What needs to be done:
Emit the data below verbatim, stripping out any pictures.
----- Source data
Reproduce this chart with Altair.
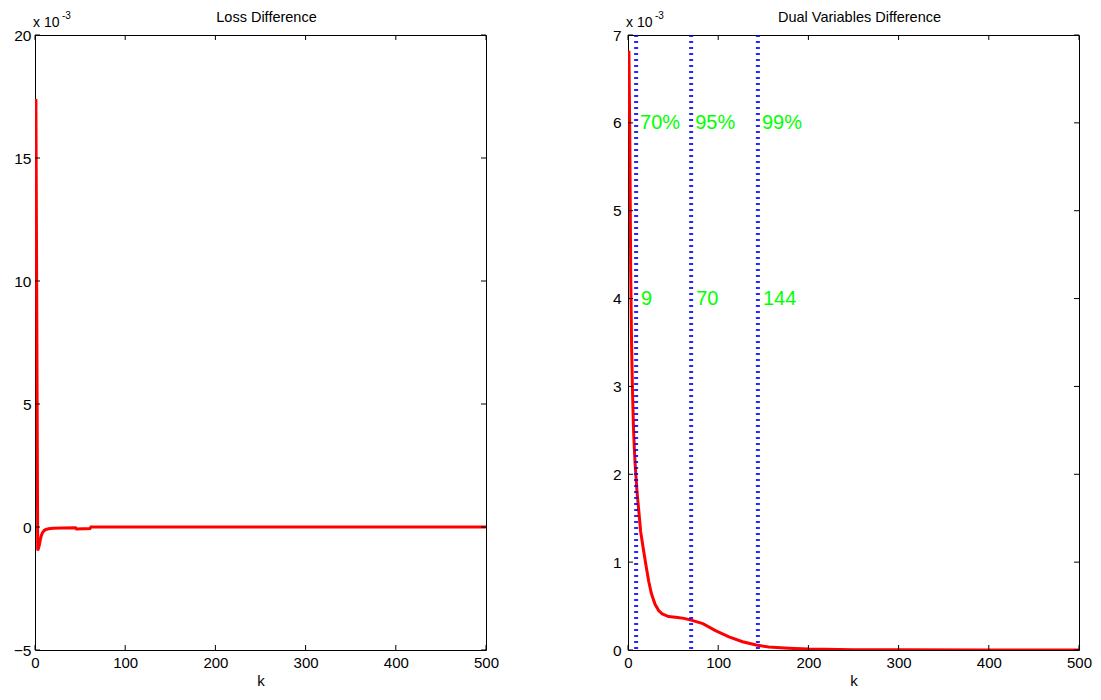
import altair as alt
import pandas as pd

FONT = "Liberation Sans"

# ---- data (values in units of 1e-3) ----
loss_k = [1, 2, 3, 4, 5, 6, 7, 8, 10, 12, 15, 20, 30, 45, 46, 61, 62, 100, 200, 300, 400, 500]
loss_v = [17.4, 8.4, -0.95, -0.85, -0.7, -0.5, -0.35, -0.25, -0.15, -0.1, -0.07, -0.05,
          -0.04, -0.03, -0.08, -0.06, 0, 0, 0, 0, 0, 0]

dual_k = [1, 2, 3, 4, 5, 6, 7, 8, 9, 10, 12, 14, 17, 20, 23, 26, 30, 34, 38, 45, 55, 62,
          70, 83, 97, 112, 127, 142, 156, 178, 200, 250, 300, 400, 500]
dual_v = [6.82, 5.85, 4.3, 3.45, 2.95, 2.55, 2.3, 2.1, 1.95, 1.8, 1.58, 1.35, 1.15, 0.96,
          0.78, 0.64, 0.52, 0.45, 0.41, 0.38, 0.37, 0.36, 0.34, 0.30, 0.22, 0.15, 0.094,
          0.057, 0.034, 0.02, 0.01, 0.004, 0.002, 0.001, 0.0005]

marker_k = [9, 70, 144]
marker_pct = ["70%", "95%", "99%"]
marker_lbl = ["9", "70", "144"]
pct_y = 6
lbl_y = 4

x_ticks = [0, 100, 200, 300, 400, 500]
loss_y_ticks = [-5, 0, 5, 10, 15, 20]
dual_y_ticks = [0, 1, 2, 3, 4, 5, 6, 7]

W, H = 451, 615


def panel(k, v, ydomain, yticks, title, ylabpad, extra=None):
    xs = alt.Scale(domain=[0, 500], nice=False, zero=False)
    ys = alt.Scale(domain=ydomain, nice=False, zero=False)
    xax = alt.Axis(values=x_ticks, title="k", labelFlush=False, labelPadding=5,
                   titlePadding=3, format="d", grid=False, ticks=False, domain=False,
                   labelFont=FONT, labelFontSize=15, labelColor="black",
                   titleFont=FONT, titleFontSize=15, titleFontWeight="normal",
                   titleColor="black", labelOverlap=False)
    yax = alt.Axis(values=yticks, title=None, labelPadding=ylabpad, format="d",
                   grid=False, ticks=False, domain=False, labelFont=FONT,
                   labelFontSize=15.5, labelColor="black", labelOverlap=False)

    def X(f):
        return alt.X(f, scale=xs, axis=xax)

    def Y(f):
        return alt.Y(f, scale=ys, axis=yax)

    df = pd.DataFrame({"k": k, "v": v})
    line = alt.Chart(df).mark_line(color="#ff0000", strokeWidth=3, clip=True).encode(
        x=X("k:Q"), y=Y("v:Q"))
    xt = pd.DataFrame({"t": x_ticks})
    yt = pd.DataFrame({"t": yticks})
    tb = alt.Chart(xt).mark_rule(color="black", strokeWidth=1).encode(
        x=X("t:Q"), y=alt.value(H - 5), y2=alt.value(H))
    tt = alt.Chart(xt).mark_rule(color="black", strokeWidth=1).encode(
        x=X("t:Q"), y=alt.value(0), y2=alt.value(5))
    tl = alt.Chart(yt).mark_rule(color="black", strokeWidth=1).encode(
        y=Y("t:Q"), x=alt.value(0), x2=alt.value(5))
    tr = alt.Chart(yt).mark_rule(color="black", strokeWidth=1).encode(
        y=Y("t:Q"), x=alt.value(W - 5), x2=alt.value(W))
    e1 = alt.Chart(pd.DataFrame({"t": ["x 10"]})).mark_text(
        align="left", baseline="alphabetic", fontSize=14, font=FONT, color="black").encode(
        x=alt.value(-2), y=alt.value(-8), text="t:N")
    e2 = alt.Chart(pd.DataFrame({"t": ["-3"]})).mark_text(
        align="left", baseline="alphabetic", fontSize=10, font=FONT, color="black").encode(
        x=alt.value(27), y=alt.value(-16), text="t:N")
    tx = alt.Chart(pd.DataFrame({"t": [title]})).mark_text(
        align="center", baseline="alphabetic", fontSize=14.5, font=FONT, color="black").encode(
        x=alt.value(W / 2 + 6), y=alt.value(-13), text="t:N")
    layers = [line]
    if extra:
        layers += extra(X, Y)
    layers += [tb, tt, tl, tr, e1, e2, tx]
    return alt.layer(*layers).properties(width=W, height=H)


def markers(X, Y):
    mdf = pd.DataFrame({"k": marker_k})
    rules = alt.Chart(mdf).mark_rule(color="#0000ff", strokeWidth=4, strokeDash=[2, 4],
                                     opacity=0.85).encode(
        x=X("k:Q"), y=alt.value(0), y2=alt.value(H))
    pdf = pd.DataFrame({"k": marker_k, "y": [pct_y] * 3, "t": marker_pct})
    ldf = pd.DataFrame({"k": marker_k, "y": [lbl_y] * 3, "t": marker_lbl})
    pct = alt.Chart(pdf).mark_text(align="left", baseline="middle", dx=4, fontSize=20,
                                   font=FONT, color="#00ff00").encode(
        x=X("k:Q"), y=Y("y:Q"), text="t:N")
    lbl = alt.Chart(ldf).mark_text(align="left", baseline="middle", dx=5, fontSize=20,
                                   font=FONT, color="#00ff00").encode(
        x=X("k:Q"), y=Y("y:Q"), text="t:N")
    return [rules, pct, lbl]


left = panel(loss_k, loss_v, [-5, 20], loss_y_ticks, "Loss Difference", 4)
right = panel(dual_k, dual_v, [0, 7], dual_y_ticks, "Dual Variables Difference", 7, markers)

chart = alt.hconcat(left, right, spacing=142, bounds="flush").properties(
    padding={"left": 4, "top": 1, "right": 0, "bottom": 0}, background="white"
).configure_view(stroke="black", strokeWidth=1)

chart.save("out.html", embed_options={"renderer": "svg", "actions": False})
----------
Task answer:
Reproduce this chart with Altair.
import altair as alt
import pandas as pd

FONT = "Liberation Sans"

# ---- data (values in units of 1e-3) ----
loss_k = [1, 2, 3, 4, 5, 6, 7, 8, 10, 12, 15, 20, 30, 45, 46, 61, 62, 100, 200, 300, 400, 500]
loss_v = [17.4, 8.4, -0.95, -0.85, -0.7, -0.5, -0.35, -0.25, -0.15, -0.1, -0.07, -0.05,
          -0.04, -0.03, -0.08, -0.06, 0, 0, 0, 0, 0, 0]

dual_k = [1, 2, 3, 4, 5, 6, 7, 8, 9, 10, 12, 14, 17, 20, 23, 26, 30, 34, 38, 45, 55, 62,
          70, 83, 97, 112, 127, 142, 156, 178, 200, 250, 300, 400, 500]
dual_v = [6.82, 5.85, 4.3, 3.45, 2.95, 2.55, 2.3, 2.1, 1.95, 1.8, 1.58, 1.35, 1.15, 0.96,
          0.78, 0.64, 0.52, 0.45, 0.41, 0.38, 0.37, 0.36, 0.34, 0.30, 0.22, 0.15, 0.094,
          0.057, 0.034, 0.02, 0.01, 0.004, 0.002, 0.001, 0.0005]

marker_k = [9, 70, 144]
marker_pct = ["70%", "95%", "99%"]
marker_lbl = ["9", "70", "144"]
pct_y = 6
lbl_y = 4

x_ticks = [0, 100, 200, 300, 400, 500]
loss_y_ticks = [-5, 0, 5, 10, 15, 20]
dual_y_ticks = [0, 1, 2, 3, 4, 5, 6, 7]

W, H = 451, 615


def panel(k, v, ydomain, yticks, title, ylabpad, extra=None):
    xs = alt.Scale(domain=[0, 500], nice=False, zero=False)
    ys = alt.Scale(domain=ydomain, nice=False, zero=False)
    xax = alt.Axis(values=x_ticks, title="k", labelFlush=False, labelPadding=5,
                   titlePadding=3, format="d", grid=False, ticks=False, domain=False,
                   labelFont=FONT, labelFontSize=15, labelColor="black",
                   titleFont=FONT, titleFontSize=15, titleFontWeight="normal",
                   titleColor="black", labelOverlap=False)
    yax = alt.Axis(values=yticks, title=None, labelPadding=ylabpad, format="d",
                   grid=False, ticks=False, domain=False, labelFont=FONT,
                   labelFontSize=15.5, labelColor="black", labelOverlap=False)

    def X(f):
        return alt.X(f, scale=xs, axis=xax)

    def Y(f):
        return alt.Y(f, scale=ys, axis=yax)

    df = pd.DataFrame({"k": k, "v": v})
    line = alt.Chart(df).mark_line(color="#ff0000", strokeWidth=3, clip=True).encode(
        x=X("k:Q"), y=Y("v:Q"))
    xt = pd.DataFrame({"t": x_ticks})
    yt = pd.DataFrame({"t": yticks})
    tb = alt.Chart(xt).mark_rule(color="black", strokeWidth=1).encode(
        x=X("t:Q"), y=alt.value(H - 5), y2=alt.value(H))
    tt = alt.Chart(xt).mark_rule(color="black", strokeWidth=1).encode(
        x=X("t:Q"), y=alt.value(0), y2=alt.value(5))
    tl = alt.Chart(yt).mark_rule(color="black", strokeWidth=1).encode(
        y=Y("t:Q"), x=alt.value(0), x2=alt.value(5))
    tr = alt.Chart(yt).mark_rule(color="black", strokeWidth=1).encode(
        y=Y("t:Q"), x=alt.value(W - 5), x2=alt.value(W))
    e1 = alt.Chart(pd.DataFrame({"t": ["x 10"]})).mark_text(
        align="left", baseline="alphabetic", fontSize=14, font=FONT, color="black").encode(
        x=alt.value(-2), y=alt.value(-8), text="t:N")
    e2 = alt.Chart(pd.DataFrame({"t": ["-3"]})).mark_text(
        align="left", baseline="alphabetic", fontSize=10, font=FONT, color="black").encode(
        x=alt.value(27), y=alt.value(-16), text="t:N")
    tx = alt.Chart(pd.DataFrame({"t": [title]})).mark_text(
        align="center", baseline="alphabetic", fontSize=14.5, font=FONT, color="black").encode(
        x=alt.value(W / 2 + 6), y=alt.value(-13), text="t:N")
    layers = [line]
    if extra:
        layers += extra(X, Y)
    layers += [tb, tt, tl, tr, e1, e2, tx]
    return alt.layer(*layers).properties(width=W, height=H)


def markers(X, Y):
    mdf = pd.DataFrame({"k": marker_k})
    rules = alt.Chart(mdf).mark_rule(color="#0000ff", strokeWidth=4, strokeDash=[2, 4],
                                     opacity=0.85).encode(
        x=X("k:Q"), y=alt.value(0), y2=alt.value(H))
    pdf = pd.DataFrame({"k": marker_k, "y": [pct_y] * 3, "t": marker_pct})
    ldf = pd.DataFrame({"k": marker_k, "y": [lbl_y] * 3, "t": marker_lbl})
    pct = alt.Chart(pdf).mark_text(align="left", baseline="middle", dx=4, fontSize=20,
                                   font=FONT, color="#00ff00").encode(
        x=X("k:Q"), y=Y("y:Q"), text="t:N")
    lbl = alt.Chart(ldf).mark_text(align="left", baseline="middle", dx=5, fontSize=20,
                                   font=FONT, color="#00ff00").encode(
        x=X("k:Q"), y=Y("y:Q"), text="t:N")
    return [rules, pct, lbl]


left = panel(loss_k, loss_v, [-5, 20], loss_y_ticks, "Loss Difference", 4)
right = panel(dual_k, dual_v, [0, 7], dual_y_ticks, "Dual Variables Difference", 7, markers)

chart = alt.hconcat(left, right, spacing=142, bounds="flush").properties(
    padding={"left": 4, "top": 1, "right": 0, "bottom": 0}, background="white"
).configure_view(stroke="black", strokeWidth=1)

chart.save("out.html", embed_options={"renderer": "svg", "actions": False})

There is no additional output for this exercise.